Illogic at the start from a Rothschild

As a student, lawyer and business person I never doubted capitalism as an engine of growth and prosperity for the whole of society.

In my career I have started and built several companies across the US, Europe and Asia, benefiting from a system that – to borrow Yuval Levin’s words – lets markets set prices, buyers make choices, and producers experiment, innovate, and make what they think they can sell.

In recent years, however, financial failures have shaken the world’s confidence in free markets.

Caoitalism and free markets are not the same thing at all. One is description of a method of ownership of productive assets, the other a description of a method of exchange.
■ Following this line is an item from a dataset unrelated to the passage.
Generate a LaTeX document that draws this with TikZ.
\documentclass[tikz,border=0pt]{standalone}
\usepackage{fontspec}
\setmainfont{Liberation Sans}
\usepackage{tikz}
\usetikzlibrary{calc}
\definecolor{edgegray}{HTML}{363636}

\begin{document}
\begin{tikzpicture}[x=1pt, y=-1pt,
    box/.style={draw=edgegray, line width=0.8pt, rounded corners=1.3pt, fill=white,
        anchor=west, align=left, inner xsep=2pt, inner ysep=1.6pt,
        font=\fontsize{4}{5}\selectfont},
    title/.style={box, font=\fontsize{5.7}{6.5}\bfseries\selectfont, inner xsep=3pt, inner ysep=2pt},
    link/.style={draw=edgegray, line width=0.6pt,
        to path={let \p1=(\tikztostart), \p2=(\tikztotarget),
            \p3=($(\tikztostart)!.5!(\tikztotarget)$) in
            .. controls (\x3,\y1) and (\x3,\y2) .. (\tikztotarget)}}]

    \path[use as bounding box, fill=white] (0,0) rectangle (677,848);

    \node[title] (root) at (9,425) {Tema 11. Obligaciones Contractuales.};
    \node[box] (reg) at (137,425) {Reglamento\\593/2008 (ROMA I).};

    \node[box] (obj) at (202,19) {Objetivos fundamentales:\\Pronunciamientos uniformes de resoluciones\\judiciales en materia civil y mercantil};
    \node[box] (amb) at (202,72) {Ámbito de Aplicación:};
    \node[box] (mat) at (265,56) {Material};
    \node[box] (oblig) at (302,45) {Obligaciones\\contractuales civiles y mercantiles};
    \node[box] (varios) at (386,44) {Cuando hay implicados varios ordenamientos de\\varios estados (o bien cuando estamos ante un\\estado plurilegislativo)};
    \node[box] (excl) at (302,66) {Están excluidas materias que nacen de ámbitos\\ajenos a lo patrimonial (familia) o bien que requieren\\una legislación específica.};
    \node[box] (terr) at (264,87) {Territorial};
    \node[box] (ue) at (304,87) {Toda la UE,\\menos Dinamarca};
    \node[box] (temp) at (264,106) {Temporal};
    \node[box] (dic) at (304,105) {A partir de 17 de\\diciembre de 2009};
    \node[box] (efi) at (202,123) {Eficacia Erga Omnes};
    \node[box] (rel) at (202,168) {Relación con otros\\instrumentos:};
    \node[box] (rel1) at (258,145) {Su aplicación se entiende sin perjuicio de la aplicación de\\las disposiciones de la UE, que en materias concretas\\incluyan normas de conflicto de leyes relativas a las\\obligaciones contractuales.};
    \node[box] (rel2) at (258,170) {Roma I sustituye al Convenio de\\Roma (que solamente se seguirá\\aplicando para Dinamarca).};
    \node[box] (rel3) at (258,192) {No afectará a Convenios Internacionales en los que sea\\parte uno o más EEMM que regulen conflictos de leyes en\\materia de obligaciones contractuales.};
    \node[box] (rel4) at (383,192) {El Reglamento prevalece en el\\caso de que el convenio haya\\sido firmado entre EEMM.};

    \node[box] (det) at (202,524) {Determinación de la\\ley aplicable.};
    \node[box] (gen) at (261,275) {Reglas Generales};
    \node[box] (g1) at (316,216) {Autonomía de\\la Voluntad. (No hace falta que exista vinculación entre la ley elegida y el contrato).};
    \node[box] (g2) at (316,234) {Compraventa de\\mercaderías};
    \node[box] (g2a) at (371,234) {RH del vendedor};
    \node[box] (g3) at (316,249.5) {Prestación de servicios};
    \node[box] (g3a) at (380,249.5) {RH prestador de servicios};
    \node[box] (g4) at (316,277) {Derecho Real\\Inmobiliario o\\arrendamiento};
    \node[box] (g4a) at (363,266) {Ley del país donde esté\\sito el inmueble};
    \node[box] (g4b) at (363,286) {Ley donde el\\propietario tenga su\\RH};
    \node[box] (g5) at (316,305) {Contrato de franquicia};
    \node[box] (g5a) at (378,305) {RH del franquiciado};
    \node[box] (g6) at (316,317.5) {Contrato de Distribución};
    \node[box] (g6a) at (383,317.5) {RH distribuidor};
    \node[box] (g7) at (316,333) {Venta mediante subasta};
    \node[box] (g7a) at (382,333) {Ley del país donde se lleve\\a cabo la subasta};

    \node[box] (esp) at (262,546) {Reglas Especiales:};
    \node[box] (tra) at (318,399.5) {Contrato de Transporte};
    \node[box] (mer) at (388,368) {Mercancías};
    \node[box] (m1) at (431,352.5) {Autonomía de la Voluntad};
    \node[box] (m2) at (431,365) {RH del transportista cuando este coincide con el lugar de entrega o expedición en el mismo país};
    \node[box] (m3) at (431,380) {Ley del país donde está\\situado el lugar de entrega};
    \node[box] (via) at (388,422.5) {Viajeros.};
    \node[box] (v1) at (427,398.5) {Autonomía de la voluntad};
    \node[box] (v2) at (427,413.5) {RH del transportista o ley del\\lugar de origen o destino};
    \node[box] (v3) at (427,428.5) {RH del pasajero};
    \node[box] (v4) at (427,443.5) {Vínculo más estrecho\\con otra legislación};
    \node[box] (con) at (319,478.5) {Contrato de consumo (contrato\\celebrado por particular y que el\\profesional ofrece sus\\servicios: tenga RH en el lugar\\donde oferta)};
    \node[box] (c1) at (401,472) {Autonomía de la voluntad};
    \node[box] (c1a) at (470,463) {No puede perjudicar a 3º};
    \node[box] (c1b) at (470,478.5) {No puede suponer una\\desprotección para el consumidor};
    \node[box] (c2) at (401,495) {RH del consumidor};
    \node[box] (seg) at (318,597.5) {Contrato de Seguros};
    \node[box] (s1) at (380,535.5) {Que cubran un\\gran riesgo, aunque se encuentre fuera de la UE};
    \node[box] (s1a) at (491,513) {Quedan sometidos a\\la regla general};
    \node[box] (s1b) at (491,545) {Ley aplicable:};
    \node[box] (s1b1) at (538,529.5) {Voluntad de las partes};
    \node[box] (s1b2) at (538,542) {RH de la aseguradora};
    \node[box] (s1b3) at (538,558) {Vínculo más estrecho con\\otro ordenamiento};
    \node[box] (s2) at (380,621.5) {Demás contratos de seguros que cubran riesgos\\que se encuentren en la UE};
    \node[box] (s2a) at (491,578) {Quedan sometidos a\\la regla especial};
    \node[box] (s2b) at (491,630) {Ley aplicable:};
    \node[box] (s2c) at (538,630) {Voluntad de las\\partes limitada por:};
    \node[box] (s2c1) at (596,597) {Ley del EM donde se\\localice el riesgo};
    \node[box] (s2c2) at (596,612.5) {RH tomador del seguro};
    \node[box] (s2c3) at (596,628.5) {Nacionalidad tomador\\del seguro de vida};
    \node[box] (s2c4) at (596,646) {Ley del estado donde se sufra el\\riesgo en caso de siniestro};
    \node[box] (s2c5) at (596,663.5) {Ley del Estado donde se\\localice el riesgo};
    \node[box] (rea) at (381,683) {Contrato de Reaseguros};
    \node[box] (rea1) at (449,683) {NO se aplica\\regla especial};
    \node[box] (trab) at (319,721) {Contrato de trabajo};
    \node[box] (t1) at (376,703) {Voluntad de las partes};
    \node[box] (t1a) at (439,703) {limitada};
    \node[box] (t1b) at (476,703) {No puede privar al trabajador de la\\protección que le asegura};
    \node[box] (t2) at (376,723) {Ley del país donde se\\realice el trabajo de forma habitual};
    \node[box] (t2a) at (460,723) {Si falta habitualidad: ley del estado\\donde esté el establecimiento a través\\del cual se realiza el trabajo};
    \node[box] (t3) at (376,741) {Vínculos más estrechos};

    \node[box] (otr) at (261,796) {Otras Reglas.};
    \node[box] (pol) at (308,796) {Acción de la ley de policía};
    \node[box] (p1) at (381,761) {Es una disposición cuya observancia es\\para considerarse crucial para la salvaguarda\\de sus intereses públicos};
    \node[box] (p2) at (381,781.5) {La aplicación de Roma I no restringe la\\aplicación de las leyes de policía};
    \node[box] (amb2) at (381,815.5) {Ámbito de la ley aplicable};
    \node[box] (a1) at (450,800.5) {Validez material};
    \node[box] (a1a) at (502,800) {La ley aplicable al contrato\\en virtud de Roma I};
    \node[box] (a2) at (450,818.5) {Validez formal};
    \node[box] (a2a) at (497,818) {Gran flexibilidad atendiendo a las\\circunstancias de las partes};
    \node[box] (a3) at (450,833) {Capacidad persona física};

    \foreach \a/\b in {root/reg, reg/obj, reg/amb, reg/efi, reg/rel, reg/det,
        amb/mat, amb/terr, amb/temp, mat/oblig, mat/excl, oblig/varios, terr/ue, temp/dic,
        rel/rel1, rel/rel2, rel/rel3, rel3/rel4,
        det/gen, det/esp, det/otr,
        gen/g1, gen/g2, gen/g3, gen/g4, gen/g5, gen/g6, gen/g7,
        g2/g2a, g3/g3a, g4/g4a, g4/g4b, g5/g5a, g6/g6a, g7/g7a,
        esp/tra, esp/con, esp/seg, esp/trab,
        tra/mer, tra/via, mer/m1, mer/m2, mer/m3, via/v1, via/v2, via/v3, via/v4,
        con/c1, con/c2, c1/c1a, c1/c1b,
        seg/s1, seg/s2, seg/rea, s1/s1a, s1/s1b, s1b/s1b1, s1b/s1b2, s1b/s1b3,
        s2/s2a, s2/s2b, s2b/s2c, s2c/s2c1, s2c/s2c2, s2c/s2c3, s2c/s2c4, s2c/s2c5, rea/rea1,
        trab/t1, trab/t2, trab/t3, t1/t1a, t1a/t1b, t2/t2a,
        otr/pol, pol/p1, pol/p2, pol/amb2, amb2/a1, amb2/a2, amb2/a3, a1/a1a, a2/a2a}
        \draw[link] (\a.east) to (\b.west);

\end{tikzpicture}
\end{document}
You can have either one without the other as many places have shown over the centuries. Please, do stop conflating the two.
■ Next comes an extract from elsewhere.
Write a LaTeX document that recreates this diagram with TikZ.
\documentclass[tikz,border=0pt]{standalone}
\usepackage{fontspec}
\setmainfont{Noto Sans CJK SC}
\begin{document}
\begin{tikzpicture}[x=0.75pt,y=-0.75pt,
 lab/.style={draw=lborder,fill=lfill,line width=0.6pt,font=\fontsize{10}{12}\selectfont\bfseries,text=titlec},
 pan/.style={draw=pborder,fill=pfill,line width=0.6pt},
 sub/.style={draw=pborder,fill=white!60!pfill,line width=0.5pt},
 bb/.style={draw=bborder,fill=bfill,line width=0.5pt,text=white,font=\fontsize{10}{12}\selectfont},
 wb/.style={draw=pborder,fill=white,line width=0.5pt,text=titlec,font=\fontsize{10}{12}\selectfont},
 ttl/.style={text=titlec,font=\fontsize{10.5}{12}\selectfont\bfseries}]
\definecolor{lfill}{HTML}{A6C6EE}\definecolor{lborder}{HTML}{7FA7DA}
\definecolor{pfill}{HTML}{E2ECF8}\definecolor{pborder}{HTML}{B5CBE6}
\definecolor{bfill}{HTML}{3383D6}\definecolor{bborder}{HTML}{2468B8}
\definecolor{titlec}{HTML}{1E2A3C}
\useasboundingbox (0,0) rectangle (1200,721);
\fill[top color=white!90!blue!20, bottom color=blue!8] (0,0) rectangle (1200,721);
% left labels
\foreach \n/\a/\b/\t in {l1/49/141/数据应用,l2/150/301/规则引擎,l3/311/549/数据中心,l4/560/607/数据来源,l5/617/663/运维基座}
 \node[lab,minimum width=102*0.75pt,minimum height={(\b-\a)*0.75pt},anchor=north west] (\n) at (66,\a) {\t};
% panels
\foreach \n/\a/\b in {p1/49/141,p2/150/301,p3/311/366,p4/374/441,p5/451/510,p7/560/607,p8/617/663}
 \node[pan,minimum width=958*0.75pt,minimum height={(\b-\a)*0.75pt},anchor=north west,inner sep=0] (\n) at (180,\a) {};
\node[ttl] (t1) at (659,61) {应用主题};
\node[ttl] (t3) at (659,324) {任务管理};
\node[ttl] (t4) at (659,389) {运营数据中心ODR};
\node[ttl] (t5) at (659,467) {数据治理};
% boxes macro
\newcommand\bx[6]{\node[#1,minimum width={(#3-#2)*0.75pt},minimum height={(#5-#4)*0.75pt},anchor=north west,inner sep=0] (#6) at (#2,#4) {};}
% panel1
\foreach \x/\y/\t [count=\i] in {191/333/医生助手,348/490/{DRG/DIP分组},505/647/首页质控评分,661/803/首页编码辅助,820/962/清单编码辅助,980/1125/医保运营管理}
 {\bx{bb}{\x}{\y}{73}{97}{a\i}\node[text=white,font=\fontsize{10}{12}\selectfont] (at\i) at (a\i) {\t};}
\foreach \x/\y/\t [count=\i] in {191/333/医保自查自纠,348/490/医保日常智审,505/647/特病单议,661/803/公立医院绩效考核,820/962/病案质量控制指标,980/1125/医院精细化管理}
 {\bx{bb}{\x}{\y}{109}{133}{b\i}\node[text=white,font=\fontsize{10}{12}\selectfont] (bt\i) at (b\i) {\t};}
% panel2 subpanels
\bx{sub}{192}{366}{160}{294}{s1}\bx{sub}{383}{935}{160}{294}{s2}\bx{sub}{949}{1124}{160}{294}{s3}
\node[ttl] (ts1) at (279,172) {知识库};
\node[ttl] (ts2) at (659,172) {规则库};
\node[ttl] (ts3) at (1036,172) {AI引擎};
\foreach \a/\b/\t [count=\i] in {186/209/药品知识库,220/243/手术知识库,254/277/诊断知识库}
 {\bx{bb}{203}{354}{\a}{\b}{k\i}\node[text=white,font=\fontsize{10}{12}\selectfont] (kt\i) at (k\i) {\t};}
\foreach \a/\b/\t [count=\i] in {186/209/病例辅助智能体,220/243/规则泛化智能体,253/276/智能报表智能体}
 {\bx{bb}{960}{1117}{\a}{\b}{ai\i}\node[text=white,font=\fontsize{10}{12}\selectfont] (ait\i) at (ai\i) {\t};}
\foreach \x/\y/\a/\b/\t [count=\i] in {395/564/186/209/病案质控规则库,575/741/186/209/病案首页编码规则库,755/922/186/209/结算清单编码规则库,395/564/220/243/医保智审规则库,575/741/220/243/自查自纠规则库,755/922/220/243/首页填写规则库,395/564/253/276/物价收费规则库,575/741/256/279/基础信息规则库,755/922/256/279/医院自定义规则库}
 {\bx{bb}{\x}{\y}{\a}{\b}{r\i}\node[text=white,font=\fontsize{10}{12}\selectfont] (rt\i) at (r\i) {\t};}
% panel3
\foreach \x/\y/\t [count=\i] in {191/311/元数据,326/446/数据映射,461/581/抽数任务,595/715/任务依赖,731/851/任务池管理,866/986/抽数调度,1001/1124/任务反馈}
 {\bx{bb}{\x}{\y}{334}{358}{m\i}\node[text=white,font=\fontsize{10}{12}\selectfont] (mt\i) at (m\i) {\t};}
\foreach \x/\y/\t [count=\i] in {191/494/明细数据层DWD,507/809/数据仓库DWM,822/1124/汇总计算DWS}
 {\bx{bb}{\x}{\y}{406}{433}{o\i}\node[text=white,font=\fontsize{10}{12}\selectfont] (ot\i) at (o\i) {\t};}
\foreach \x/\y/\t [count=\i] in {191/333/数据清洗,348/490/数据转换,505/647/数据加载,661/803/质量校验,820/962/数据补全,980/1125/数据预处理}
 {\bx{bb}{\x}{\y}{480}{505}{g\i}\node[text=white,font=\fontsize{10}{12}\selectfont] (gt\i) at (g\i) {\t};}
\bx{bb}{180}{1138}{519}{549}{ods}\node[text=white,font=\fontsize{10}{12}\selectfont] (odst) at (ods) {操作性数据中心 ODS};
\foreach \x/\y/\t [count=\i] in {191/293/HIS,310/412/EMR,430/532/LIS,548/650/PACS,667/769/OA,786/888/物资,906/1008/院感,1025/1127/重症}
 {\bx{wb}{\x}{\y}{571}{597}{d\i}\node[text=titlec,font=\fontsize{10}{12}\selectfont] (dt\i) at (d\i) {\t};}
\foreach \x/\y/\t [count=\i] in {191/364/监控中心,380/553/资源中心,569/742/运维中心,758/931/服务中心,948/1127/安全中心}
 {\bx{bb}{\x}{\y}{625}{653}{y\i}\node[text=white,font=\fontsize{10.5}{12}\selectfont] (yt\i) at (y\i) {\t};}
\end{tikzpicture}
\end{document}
Oh, and as to which is more important? Markets, of course.

3 thoughts on “Illogic at the start from a Rothschild”

  1. Sorry, that last comment should have read:

    “Growing up in a middle class family” – *middle* class?!

    Tim adds: Yes, she married in, third wife of the late Baron or something.

  2. However, I think her point that the banking disasters have shaken confidence primarily in free markets as opposed to capitalism, is true.

    However, that confidence hit has been taken on the wrong target, because the banking sector isn’t much (yet) less free market than it was but with such significant government ownership, it is much less capitalist.